I'll tell you the proof that's "easy and straightforward" to me, because I like toric varieties, $X$ is toric, and $dH-kE$ is an equivariant line bundle.
On a projective toric variety, an ample equivariant line bundle gives you a lattice polytope whose fan is that of the toric variety. For $\mathbb P^3$ the polytope is a tetrahedron, and $\mathcal O(d)$ gets you a tetrahedron with edge-length $d$. For $X$ you snip off one corner, obtaining something with two parallel triangular faces. If $dH-kE$ is ample, the smaller triangle has edge-length $k$, and the distance between the two triangles is $d-k$.
You want $k=1$ apparently, i.e. you just barely snip off the corner. If you took $d=1$ the snipped tetrahedron would degenerate to a triangle, and the line bundle would be only nef, not ample; the map to projective space would be the one collapsing $X$ to $\mathbb P^2$.

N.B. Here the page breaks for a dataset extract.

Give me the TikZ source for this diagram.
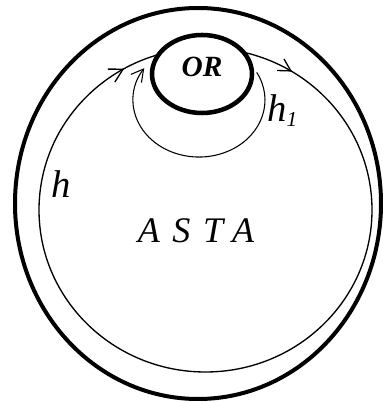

So you need $d\geq 2$ for this to be ample. I don't know where that $5$ comes from.
(It's fun to consider $k$ negative, where instead of the corner moving into the tetrahedron and becoming a triangle, it comes out as a sort of negative triangle, and the polytope is the size $d$ tetrahedron plus an extra size $-k$ "negative" tetrahedron. The extra one is telling you something about $H^1$ of this non-ample line bundle.)